The mamou plant was very popular throughout Acadiana in the early 20th century.
Cough medicine made by our ancestors was usually a tea made from the crushed red seeds or roots of the plant.
A sick person was given the boiled liquid that was usually flavored with sugar or honey. The drink was said to alleviate flu symptoms and additionally provided the user with lots of vitamins. The concoction is still used by some families and traiteurs as a treatment for medical disorders.
The shrub is easily identified by its leaves, which looks like those of the chicken tree. There are some thorns throughout the stem.
Planting the seeds is fairly easy. Like with okra seeds, beans get better results when soaked in water for a day before planting. I have also had some success in transplanting the shoots from the parent plants.
There is a town in Evangeline Parish named Mamou. In 1907 the town was developed by C. C. Duson. Four years later, the town was incorporated.
The town was so named because it was located in the Mamou Prairie.

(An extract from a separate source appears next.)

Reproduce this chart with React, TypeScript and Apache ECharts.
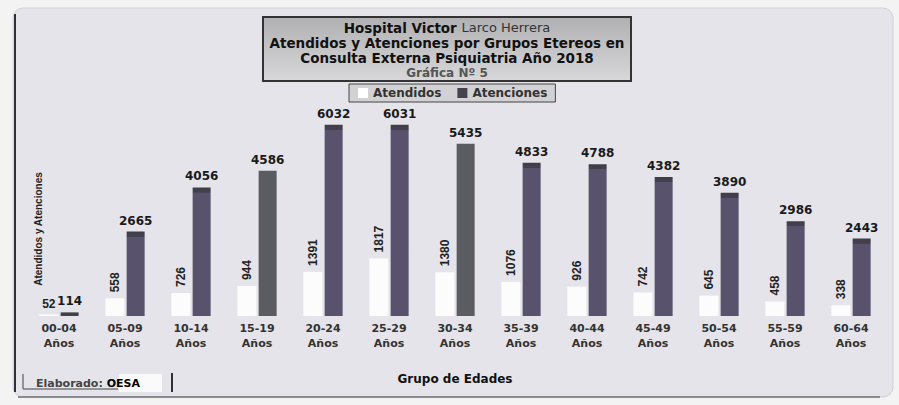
import React, { useEffect, useRef } from "react";
import * as echarts from "echarts";

const categories = ["00-04", "05-09", "10-14", "15-19", "20-24", "25-29", "30-34", "35-39", "40-44", "45-49", "50-54", "55-59", "60-64"];
const atendidos = [52, 558, 726, 944, 1391, 1817, 1380, 1076, 926, 742, 645, 458, 338];
const atenciones = [114, 2665, 4056, 4586, 6032, 6031, 5435, 4833, 4788, 4382, 3890, 2986, 2443];
const titleLines = ["Hospital Victor ", "Larco Herrera", "Atendidos y Atenciones por Grupos Etereos en", "Consulta Externa Psiquiatria Año 2018", "Gráfica Nº 5"];

const Y_MAX = 6500;
const PX_PER_UNIT = 206 / Y_MAX;

export default function App() {
  const ref = useRef<HTMLDivElement>(null);
  useEffect(() => {
    document.body.style.margin = "0";
    document.body.style.background = "#f3f3f4";
    const chart = echarts.init(ref.current!, undefined, { renderer: "svg" });
    const barColor = (v: number, i: number) => {
      const gray = i === 3 || i === 6;
      const base = gray ? "#5a5c62" : "#58526d";
      if (gray) return base;
      const h = Math.max(v * PX_PER_UNIT, 1);
      const cap = Math.min(1, 5 / h);
      return {
        type: "linear", x: 0, y: 0, x2: 0, y2: 1,
        colorStops: [
          { offset: 0, color: "#3f3d47" },
          { offset: cap, color: "#45424f" },
          { offset: Math.min(1, cap + 0.001), color: base },
          { offset: 1, color: base },
        ],
      };
    };
    chart.setOption({
      animation: false,
      backgroundColor: "transparent",
      legend: {
        top: 84,
        left: 349,
        padding: [3, 8, 3, 9],
        backgroundColor: "#d2d2d4",
        borderColor: "#444",
        borderWidth: 1,
        itemWidth: 10,
        itemHeight: 10,
        itemGap: 16,
        icon: "rect",
        textStyle: { fontFamily: "DejaVu Sans", fontWeight: "bold", fontSize: 12, color: "#333" },
        data: [
          { name: "Atendidos", itemStyle: { color: "#ffffff" } },
          { name: "Atenciones", itemStyle: { color: "#45424f" } },
        ],
      },
      grid: { left: 26, right: 15, top: 110, bottom: 89 },
      xAxis: {
        type: "category",
        data: categories.map((c) => c + "\nAños"),
        axisLine: { show: false },
        axisTick: { show: false },
        axisLabel: {
          interval: 0,
          margin: 5,
          fontFamily: "DejaVu Sans",
          fontWeight: "bold",
          fontSize: 11,
          lineHeight: 15,
          color: "#333",
        },
        name: "Grupo de Edades",
        nameLocation: "middle",
        nameGap: 57,
        nameTextStyle: { fontFamily: "DejaVu Sans", fontWeight: "bold", fontSize: 12, color: "#111" },
      },
      yAxis: {
        type: "value",
        min: 0,
        max: Y_MAX,
        show: false,
        splitLine: { show: false },
      },
      series: [
        {
          name: "Atendidos",
          type: "bar",
          barWidth: 19,
          barGap: "12%",
          itemStyle: { color: "#fcfcfc" },
          data: atendidos.map((v, i) =>
            i === 0
              ? { value: v, label: { rotate: 0, align: "center", verticalAlign: "bottom", distance: 4 } }
              : v
          ),
          label: {
            show: true,
            position: "top",
            rotate: 90,
            align: "left",
            verticalAlign: "middle",
            distance: 6,
            fontFamily: "Liberation Sans Narrow, Liberation Sans",
            fontWeight: "bold",
            fontSize: 12,
            color: "#222",
          },
        },
        {
          name: "Atenciones",
          type: "bar",
          barWidth: 18,
          itemStyle: { color: "#58526d" },
          data: atenciones.map((v, i) => ({ value: v, itemStyle: { color: barColor(v, i) } })),
          label: {
            show: true,
            position: "top",
            distance: 5,
            fontFamily: "DejaVu Sans",
            fontWeight: "bold",
            fontSize: 12,
            color: "#1a1a1a",
          },
        },
      ],
      graphic: [
        {
          type: "rect",
          z: -10,
          silent: true,
          shape: { x: 13, y: 8, width: 880, height: 389, r: 10 },
          style: { fill: "#e5e4ea", stroke: "#d0d0d4", lineWidth: 1 },
        },
        { type: "line", z: -9, silent: true, shape: { x1: 15, y1: 14, x2: 15, y2: 392 }, style: { stroke: "#2f2f3a", lineWidth: 2 } },
        { type: "line", z: -9, silent: true, shape: { x1: 18, y1: 397, x2: 880, y2: 397 }, style: { stroke: "#8a8a90", lineWidth: 2 } },
        {
          type: "rect",
          z: -5,
          silent: true,
          shape: { x: 263, y: 17, width: 368, height: 64 },
          style: {
            fill: {
              type: "linear", x: 0, y: 0, x2: 0, y2: 1,
              colorStops: [
                { offset: 0, color: "#b0b0b2" },
                { offset: 1, color: "#d8d8da" },
              ],
            },
            stroke: "#333",
            lineWidth: 2,
          },
        },
        {
          type: "text",
          silent: true,
          x: 447,
          y: 20,
          style: {
            text:
              "{b|" + titleLines[0] + "}{n|" + titleLines[1] + "}\n{b|" + titleLines[2] + "}\n{b|" + titleLines[3] + "}\n{g|" + titleLines[4] + "}",
            align: "center",
            verticalAlign: "top",
            lineHeight: 15,
            rich: {
              b: { fontFamily: "DejaVu Sans", fontWeight: "bold", fontSize: 13.5, fill: "#111", lineHeight: 15 },
              n: { fontFamily: "DejaVu Sans", fontWeight: "normal", fontSize: 13, fill: "#333", lineHeight: 15 },
              g: { fontFamily: "DejaVu Sans", fontWeight: "bold", fontSize: 12, fill: "#555", lineHeight: 15 },
            },
          },
        },
        {
          type: "text",
          silent: true,
          x: 38,
          y: 229,
          rotation: Math.PI / 2,
          style: {
            text: "Atendidos y Atenciones",
            fontFamily: "Liberation Sans Narrow, Liberation Sans",
            fontWeight: "bold",
            fontSize: 10,
            fill: "#222",
            align: "center",
            verticalAlign: "middle",
          },
        },
        { type: "line", silent: true, shape: { x1: 23, y1: 374, x2: 23, y2: 389 }, style: { stroke: "#777", lineWidth: 1.5 } },
        { type: "line", silent: true, shape: { x1: 23, y1: 389, x2: 118, y2: 389 }, style: { stroke: "#777", lineWidth: 1.5 } },
        { type: "rect", silent: true, shape: { x: 119, y: 374, width: 43, height: 18 }, style: { fill: "#fafafa" } },
        {
          type: "text",
          silent: true,
          x: 36,
          y: 383,
          style: {
            text: "{a|Elaborado: }{b|OESA}",
            verticalAlign: "middle",
            rich: {
              a: { fontFamily: "DejaVu Sans", fontWeight: "bold", fontSize: 11, fill: "#444" },
              b: { fontFamily: "DejaVu Sans", fontWeight: "bold", fontSize: 11, fill: "#000" },
            },
          },
        },
        { type: "line", silent: true, shape: { x1: 172, y1: 373, x2: 172, y2: 392 }, style: { stroke: "#333", lineWidth: 2 } },
      ],
    });
    return () => chart.dispose();
  }, []);
  return <div ref={ref} style={{ width: 899, height: 405 }} />;
}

There are many theories as to how the name originated. One of the legends has it that the prairie was named for American Native Indian, Chief Mamou. Others believe it came from a similar sounding native word which meant “big hunting ground.”
Some think that because of its vast size the early English settlers called it Mammouth Prairie. The French, familiar with the family name Mamou, changed Mammouth Prairie to Mamou Prairie.
Years ago, while in the computer business, we did work for Tony Chachere. Chachere had asked us to print the mailing lists for his first cookbook, titled “Cajun Country Cookbook,” which included the recipe that became his Original Creole Seasoning. The elderly gentleman was quite a story teller.
Prior to starting his food business, he had worked as a traveling drug salesman during the Great Depression. At age 30, he started his own drug wholesale business, the Louisiana Drug Company. He created Mamou Cough Syrup and Bon Soir Bug insect repellent. The company became a million-dollar business, and Tony retired at a very early age, for the first of his three retirements.
He described Mamou Cough Syrup as being sold in a brown flask bottle. The label was white, with “MAMOU” across the top in red letters. Some said it tasted worse than Hadacol.
Author Revon Reed in his book “Lache Pas La Patate” gives a fanciful account of the naming of Mamou Prairie, “When the prairie was first settled by Europeans, they brought their animals, including heards of cattle. Mother cows with their calves were everywhere on the prairie. “Maa” the calves would call out. “Moo,” the mother cows would respond.”